We might say that the percept is the mind’s immediate image of a thing or quality, and the concept is the result of the storing up and grouping and recombining of percepts. Thus a lasting mental picture is secured; and my idea of horse, for instance, is so clear and definite a thing in my mind that if I should never again see a particular horse, I should yet always be able to think accurately of a horse.
Concepts are of two kinds—concrete and abstract.
A concrete concept, or concrete idea (for concept and idea are interchangeably used), is an idea of a particular object or quality.
| Examples: | This wine-sap apple (object concept). |
|---|---|
| This sweet orange (quality concept). |
An abstract concept, or abstract idea, is a mental reproduction of a quality or an object dissociated from any particular setting or particular experience.
Abstract ideas are of two kinds. We speak of them as abstract object concepts and as abstract quality concepts. An abstract object concept we might call a generalized idea, an idea comprehending all objects having certain things in common.

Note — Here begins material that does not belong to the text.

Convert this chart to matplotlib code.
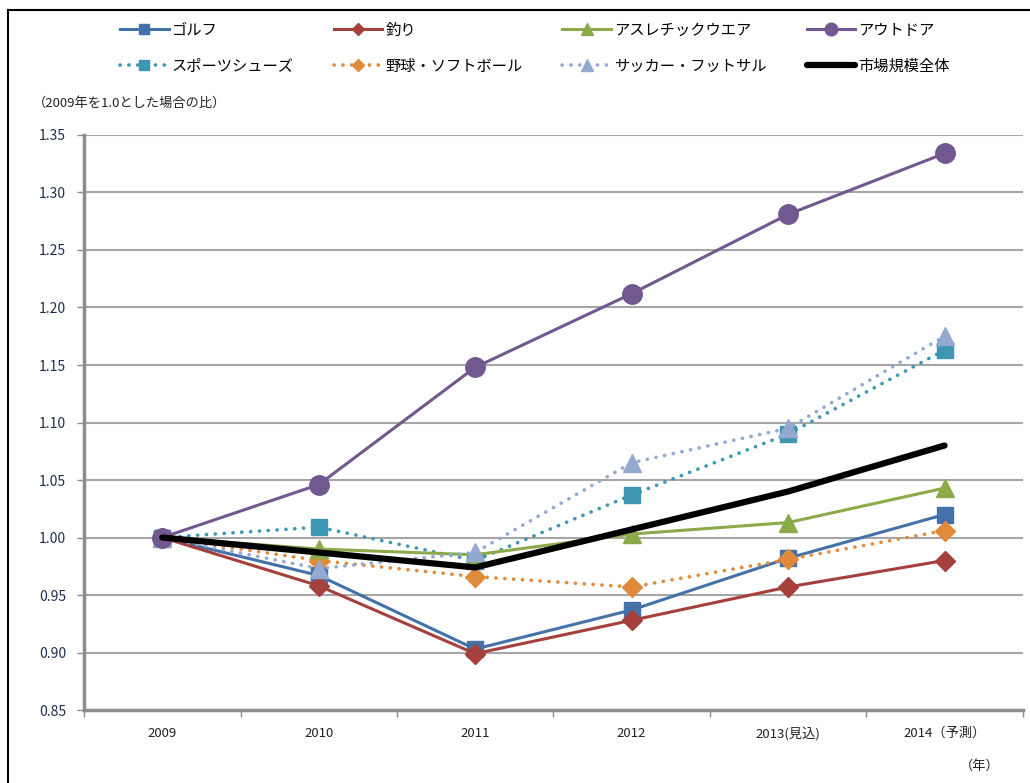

Example: My idea of animal includes many scores of very different individual animals, but they all have bodies and heads and extremities. They all have some kind of digestive apparatus; they breathe, and can move.
An abstract quality concept is easier to think than to explain. It is as though the mind in considering a multitude of different objects found a certain quality common to many of them, and it “abstracted,” i. e., drew this particular quality, and only this, from them all, and then imagined it as a something in itself which it calls redness, or whiteness, or goodness. Thereafter, whenever it finds something like it anywhere else again it says, “That is like my redness.” So I call it “red.” In other words, consciousness thereafter can determine in a newly discovered object something it knows well merely because that something corresponds to a representation which experience and memory have already formed.
These comprehensive concepts, or universals, as some psychologists term them, the mind, having pieced together from experience and memory, holds as independent realities, not primarily belonging to this or that, but lending themselves to this or that. For example: My mind says “white,” and sees white in some object. But I see the white only because my mind has a quality concept, whiteness. This outside object corresponds to my concept. I recognize the likeness and call it “white.”
I speak of goodness, or purity, of benevolence; or of fulness, emptiness, scantiness. There is no object or quality in the outside world I can say is goodness, or fulness. But I do see things in the external world through my ideas of goodness or fulness that correspond to these ideas. They have some of the qualities the ideas embrace; and so I point them out and say, “This represents purity; that, impurity”; or, “This is full, that is empty.” One satisfies my concept of purity, while the other does not. One fulfils my concept of fulness; the other does not. And because we can never point out any one quality in the outside world and say “This is purity, and all of purity; this is goodness; or this good plus this good plus this makes all of goodness”; because of this impossibility we speak of these concepts as having reality somewhere. They are absolutes, universals, abstract quality concepts—the unfound all of which the things we call pure and good are but the part.